* START Provided data *
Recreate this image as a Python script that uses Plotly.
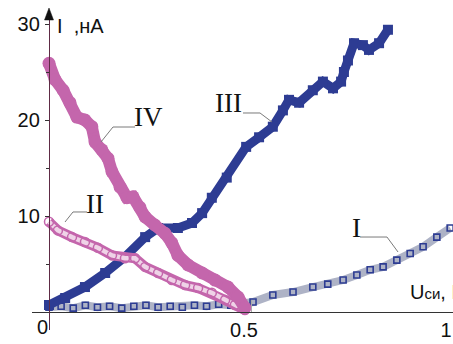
import plotly.graph_objects as go

# ---- data ----
u_I = [0.0, 0.03, 0.06, 0.09, 0.12, 0.15, 0.18, 0.21, 0.24, 0.27, 0.30, 0.33, 0.36, 0.39,
       0.42, 0.45, 0.48, 0.505, 0.554, 0.604, 0.653, 0.69, 0.728, 0.762, 0.795, 0.827,
       0.861, 0.894, 0.926, 0.96, 0.993]
i_I = [0.5, 0.6, 0.4, 0.7, 0.5, 0.6, 0.4, 0.6, 0.7, 0.5, 0.6, 0.5, 0.7, 0.6,
       0.8, 0.7, 0.8, 1.04, 1.77, 2.08, 2.6, 2.9, 3.33, 3.85, 4.4, 4.7,
       5.4, 6.1, 6.8, 7.8, 8.75]

u_II = [0.0, 0.022, 0.057, 0.089, 0.121, 0.156, 0.188, 0.213, 0.238, 0.270, 0.304,
        0.337, 0.369, 0.403, 0.436, 0.460, 0.485]
i_II = [9.4, 8.5, 7.8, 7.3, 6.7, 5.9, 5.6, 5.6, 4.7, 4.06, 3.33,
        2.8, 2.5, 2.0, 1.25, 0.73, 0.2]

u_III = [0.0, 0.040, 0.089, 0.139, 0.188, 0.238, 0.270, 0.319, 0.354, 0.379, 0.403,
         0.44, 0.488, 0.52, 0.554, 0.579, 0.594, 0.619, 0.653, 0.678, 0.703, 0.723,
         0.730, 0.740, 0.755, 0.777, 0.792, 0.817, 0.839]
i_III = [0.73, 1.46, 2.6, 4.06, 5.73, 7.8, 8.75, 8.75, 9.27, 10.3, 11.9,
         14.0, 17.2, 18.2, 19.3, 21.0, 22.1, 21.8, 23.1, 24.0, 23.3, 24.0,
         25.0, 26.2, 28.0, 27.8, 27.3, 28.0, 29.4]

u_IV = [0.0, 0.015, 0.035, 0.052, 0.069, 0.089, 0.106, 0.114, 0.131, 0.146, 0.156,
        0.176, 0.193, 0.208, 0.225, 0.238, 0.262, 0.287, 0.304, 0.319, 0.344, 0.379,
        0.411, 0.443, 0.468, 0.485]
i_IV = [25.9, 24.2, 23.1, 21.8, 20.3, 20.0, 19.3, 17.7, 16.9, 16.0, 14.6,
        13.0, 11.9, 12.0, 10.9, 9.9, 9.06, 8.2, 7.2, 5.9, 4.9, 4.06,
        3.33, 2.6, 1.56, 0.42]

x_tickvals = [0.5, 1]
x_ticktext = ["0.5", "1"]
y_tickvals = [10, 20, 30]
y_ticktext = ["10", "20", "30"]
y_minor = [5, 15, 25]

series_labels = ["I", "II", "III", "IV"]

BLUE = "#2D3C93"
PINK = "#C466AC"
W, H = 453, 344
SANS = "Liberation Sans, Arial, sans-serif"
SERIF = "Liberation Serif, Times New Roman, serif"

fig = go.Figure()

# I : grey band + blue open squares
fig.add_trace(go.Scatter(x=u_I, y=i_I, mode="lines", cliponaxis=False,
                         line=dict(color="#AEB3C6", width=8), hoverinfo="skip"))
fig.add_trace(go.Scatter(x=u_I, y=i_I, mode="markers", cliponaxis=False,
                         marker=dict(symbol="square-open", size=6, color=BLUE,
                                     line=dict(width=1.6, color=BLUE))))
# III : filled blue band
fig.add_trace(go.Scatter(x=u_III, y=i_III, mode="lines+markers", cliponaxis=False,
                         line=dict(color=BLUE, width=9),
                         marker=dict(symbol="square", size=10, color=BLUE)))
# II : hollow pink band
fig.add_trace(go.Scatter(x=u_II, y=i_II, mode="lines", cliponaxis=False,
                         line=dict(color=PINK, width=10), hoverinfo="skip"))
fig.add_trace(go.Scatter(x=u_II, y=i_II, mode="lines+markers", cliponaxis=False,
                         line=dict(color="#EFD3E7", width=4.5),
                         marker=dict(symbol="circle-open", size=9, color=PINK,
                                     line=dict(width=1.5, color=PINK))))
# IV : filled pink band
fig.add_trace(go.Scatter(x=u_IV, y=i_IV, mode="lines+markers", cliponaxis=False,
                         line=dict(color=PINK, width=12),
                         marker=dict(symbol="circle", size=13, color=PINK)))

# labels with leader lines (positions in data units)
label_pos = {"IV": (0.2475, 20.3), "II": (0.1139, 11.3), "III": (0.4443, 21.8), "I": (0.7599, 8.7)}
leaders = {
    "IV": ([0.2129, 0.1584, 0.1287], [19.27, 19.27, 17.71]),
    "II": ([0.0941, 0.0594, 0.0396], [10.42, 10.42, 9.375]),
    "III": ([0.4802, 0.5223, 0.552], [20.73, 20.73, 19.79]),
    "I": ([0.7698, 0.8366, 0.8639], [7.81, 7.81, 6.25]),
}
for name in series_labels:
    lx, ly = leaders[name]
    path = "M {},{} L {},{} L {},{}".format(lx[0], ly[0], lx[1], ly[1], lx[2], ly[2])
    fig.add_shape(type="path", path=path, xref="x", yref="y",
                  line=dict(color="#7a7a7a", width=1))
    px, py = label_pos[name]
    fig.add_annotation(x=px, y=py, xref="x", yref="y", text=name, showarrow=False,
                       font=dict(family=SERIF, size=27, color="#111"),
                       xanchor="center", yanchor="middle")

# axis titles
fig.add_annotation(x=55 / W, y=1 - 26 / H, xref="paper", yref="paper",
                   text="I  ,нА", showarrow=False, xanchor="left", yanchor="middle",
                   font=dict(family=SANS, size=20, color="#111"))
fig.add_annotation(x=408 / W, y=1 - 292 / H, xref="paper", yref="paper",
                   text="U<span style='font-size:15px'>си</span>, В", showarrow=False,
                   xanchor="left", yanchor="middle",
                   font=dict(family=SANS, size=20, color="#111"))
fig.add_annotation(x=42 / W, y=1 - 327 / H, xref="paper", yref="paper",
                   text="0", showarrow=False, xanchor="center", yanchor="middle",
                   font=dict(family=SANS, size=20, color="#111"))

# arrow head on the y axis
ax, tip, base, hw = 49, 8, 20, 4.5
fig.add_shape(type="path", xref="paper", yref="paper",
              path="M {},{} L {},{} L {},{} Z".format(ax / W, 1 - tip / H, (ax - hw) / W, 1 - base / H,
                                                     (ax + hw) / W, 1 - base / H),
              fillcolor="#111", line=dict(color="#111", width=0.5))

fig.update_layout(
    width=W, height=H, margin=dict(l=0, r=0, t=0, b=0, autoexpand=False),
    paper_bgcolor="white", plot_bgcolor="white", showlegend=False,
    xaxis=dict(domain=[32 / W, 1], range=[-17 / 404, 1.0], anchor="free", position=32 / H,
               automargin=False,
               showline=True, linecolor="#333", linewidth=1.3, showgrid=False, zeroline=False,
               tickvals=x_tickvals, ticktext=x_ticktext, ticks="inside", ticklen=12,
               tickcolor="#aaa", ticklabelshift=-7,
               tickfont=dict(family=SANS, size=20, color="#111")),
    yaxis=dict(domain=[14 / H, 330 / H], range=[-18 / 9.6, 298 / 9.6], anchor="free",
               position=49 / W, automargin=False, showline=True, linecolor="#5E2B45",
               linewidth=1.3, showgrid=False, zeroline=False,
               tickvals=y_tickvals, ticktext=y_ticktext, ticks="outside", ticklen=4,
               tickcolor="#333", ticklabelstandoff=1,
               minor=dict(tickvals=y_minor, ticks="outside", ticklen=3, tickcolor="#333"),
               tickfont=dict(family=SANS, size=20, color="#111")),
)

fig.write_html("out.html", config={"displayModeBar": False},
               post_script="document.body.style.margin='0';document.body.style.overflow='hidden';")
* END Provided data *
Repeat the material above in full and exactly, omitting the pictures.

▶ Response below
Recreate this image as a Python script that uses Plotly.
import plotly.graph_objects as go

# ---- data ----
u_I = [0.0, 0.03, 0.06, 0.09, 0.12, 0.15, 0.18, 0.21, 0.24, 0.27, 0.30, 0.33, 0.36, 0.39,
       0.42, 0.45, 0.48, 0.505, 0.554, 0.604, 0.653, 0.69, 0.728, 0.762, 0.795, 0.827,
       0.861, 0.894, 0.926, 0.96, 0.993]
i_I = [0.5, 0.6, 0.4, 0.7, 0.5, 0.6, 0.4, 0.6, 0.7, 0.5, 0.6, 0.5, 0.7, 0.6,
       0.8, 0.7, 0.8, 1.04, 1.77, 2.08, 2.6, 2.9, 3.33, 3.85, 4.4, 4.7,
       5.4, 6.1, 6.8, 7.8, 8.75]

u_II = [0.0, 0.022, 0.057, 0.089, 0.121, 0.156, 0.188, 0.213, 0.238, 0.270, 0.304,
        0.337, 0.369, 0.403, 0.436, 0.460, 0.485]
i_II = [9.4, 8.5, 7.8, 7.3, 6.7, 5.9, 5.6, 5.6, 4.7, 4.06, 3.33,
        2.8, 2.5, 2.0, 1.25, 0.73, 0.2]

u_III = [0.0, 0.040, 0.089, 0.139, 0.188, 0.238, 0.270, 0.319, 0.354, 0.379, 0.403,
         0.44, 0.488, 0.52, 0.554, 0.579, 0.594, 0.619, 0.653, 0.678, 0.703, 0.723,
         0.730, 0.740, 0.755, 0.777, 0.792, 0.817, 0.839]
i_III = [0.73, 1.46, 2.6, 4.06, 5.73, 7.8, 8.75, 8.75, 9.27, 10.3, 11.9,
         14.0, 17.2, 18.2, 19.3, 21.0, 22.1, 21.8, 23.1, 24.0, 23.3, 24.0,
         25.0, 26.2, 28.0, 27.8, 27.3, 28.0, 29.4]

u_IV = [0.0, 0.015, 0.035, 0.052, 0.069, 0.089, 0.106, 0.114, 0.131, 0.146, 0.156,
        0.176, 0.193, 0.208, 0.225, 0.238, 0.262, 0.287, 0.304, 0.319, 0.344, 0.379,
        0.411, 0.443, 0.468, 0.485]
i_IV = [25.9, 24.2, 23.1, 21.8, 20.3, 20.0, 19.3, 17.7, 16.9, 16.0, 14.6,
        13.0, 11.9, 12.0, 10.9, 9.9, 9.06, 8.2, 7.2, 5.9, 4.9, 4.06,
        3.33, 2.6, 1.56, 0.42]

x_tickvals = [0.5, 1]
x_ticktext = ["0.5", "1"]
y_tickvals = [10, 20, 30]
y_ticktext = ["10", "20", "30"]
y_minor = [5, 15, 25]

series_labels = ["I", "II", "III", "IV"]

BLUE = "#2D3C93"
PINK = "#C466AC"
W, H = 453, 344
SANS = "Liberation Sans, Arial, sans-serif"
SERIF = "Liberation Serif, Times New Roman, serif"

fig = go.Figure()

# I : grey band + blue open squares
fig.add_trace(go.Scatter(x=u_I, y=i_I, mode="lines", cliponaxis=False,
                         line=dict(color="#AEB3C6", width=8), hoverinfo="skip"))
fig.add_trace(go.Scatter(x=u_I, y=i_I, mode="markers", cliponaxis=False,
                         marker=dict(symbol="square-open", size=6, color=BLUE,
                                     line=dict(width=1.6, color=BLUE))))
# III : filled blue band
fig.add_trace(go.Scatter(x=u_III, y=i_III, mode="lines+markers", cliponaxis=False,
                         line=dict(color=BLUE, width=9),
                         marker=dict(symbol="square", size=10, color=BLUE)))
# II : hollow pink band
fig.add_trace(go.Scatter(x=u_II, y=i_II, mode="lines", cliponaxis=False,
                         line=dict(color=PINK, width=10), hoverinfo="skip"))
fig.add_trace(go.Scatter(x=u_II, y=i_II, mode="lines+markers", cliponaxis=False,
                         line=dict(color="#EFD3E7", width=4.5),
                         marker=dict(symbol="circle-open", size=9, color=PINK,
                                     line=dict(width=1.5, color=PINK))))
# IV : filled pink band
fig.add_trace(go.Scatter(x=u_IV, y=i_IV, mode="lines+markers", cliponaxis=False,
                         line=dict(color=PINK, width=12),
                         marker=dict(symbol="circle", size=13, color=PINK)))

# labels with leader lines (positions in data units)
label_pos = {"IV": (0.2475, 20.3), "II": (0.1139, 11.3), "III": (0.4443, 21.8), "I": (0.7599, 8.7)}
leaders = {
    "IV": ([0.2129, 0.1584, 0.1287], [19.27, 19.27, 17.71]),
    "II": ([0.0941, 0.0594, 0.0396], [10.42, 10.42, 9.375]),
    "III": ([0.4802, 0.5223, 0.552], [20.73, 20.73, 19.79]),
    "I": ([0.7698, 0.8366, 0.8639], [7.81, 7.81, 6.25]),
}
for name in series_labels:
    lx, ly = leaders[name]
    path = "M {},{} L {},{} L {},{}".format(lx[0], ly[0], lx[1], ly[1], lx[2], ly[2])
    fig.add_shape(type="path", path=path, xref="x", yref="y",
                  line=dict(color="#7a7a7a", width=1))
    px, py = label_pos[name]
    fig.add_annotation(x=px, y=py, xref="x", yref="y", text=name, showarrow=False,
                       font=dict(family=SERIF, size=27, color="#111"),
                       xanchor="center", yanchor="middle")

# axis titles
fig.add_annotation(x=55 / W, y=1 - 26 / H, xref="paper", yref="paper",
                   text="I  ,нА", showarrow=False, xanchor="left", yanchor="middle",
                   font=dict(family=SANS, size=20, color="#111"))
fig.add_annotation(x=408 / W, y=1 - 292 / H, xref="paper", yref="paper",
                   text="U<span style='font-size:15px'>си</span>, В", showarrow=False,
                   xanchor="left", yanchor="middle",
                   font=dict(family=SANS, size=20, color="#111"))
fig.add_annotation(x=42 / W, y=1 - 327 / H, xref="paper", yref="paper",
                   text="0", showarrow=False, xanchor="center", yanchor="middle",
                   font=dict(family=SANS, size=20, color="#111"))

# arrow head on the y axis
ax, tip, base, hw = 49, 8, 20, 4.5
fig.add_shape(type="path", xref="paper", yref="paper",
              path="M {},{} L {},{} L {},{} Z".format(ax / W, 1 - tip / H, (ax - hw) / W, 1 - base / H,
                                                     (ax + hw) / W, 1 - base / H),
              fillcolor="#111", line=dict(color="#111", width=0.5))

fig.update_layout(
    width=W, height=H, margin=dict(l=0, r=0, t=0, b=0, autoexpand=False),
    paper_bgcolor="white", plot_bgcolor="white", showlegend=False,
    xaxis=dict(domain=[32 / W, 1], range=[-17 / 404, 1.0], anchor="free", position=32 / H,
               automargin=False,
               showline=True, linecolor="#333", linewidth=1.3, showgrid=False, zeroline=False,
               tickvals=x_tickvals, ticktext=x_ticktext, ticks="inside", ticklen=12,
               tickcolor="#aaa", ticklabelshift=-7,
               tickfont=dict(family=SANS, size=20, color="#111")),
    yaxis=dict(domain=[14 / H, 330 / H], range=[-18 / 9.6, 298 / 9.6], anchor="free",
               position=49 / W, automargin=False, showline=True, linecolor="#5E2B45",
               linewidth=1.3, showgrid=False, zeroline=False,
               tickvals=y_tickvals, ticktext=y_ticktext, ticks="outside", ticklen=4,
               tickcolor="#333", ticklabelstandoff=1,
               minor=dict(tickvals=y_minor, ticks="outside", ticklen=3, tickcolor="#333"),
               tickfont=dict(family=SANS, size=20, color="#111")),
)

fig.write_html("out.html", config={"displayModeBar": False},
               post_script="document.body.style.margin='0';document.body.style.overflow='hidden';")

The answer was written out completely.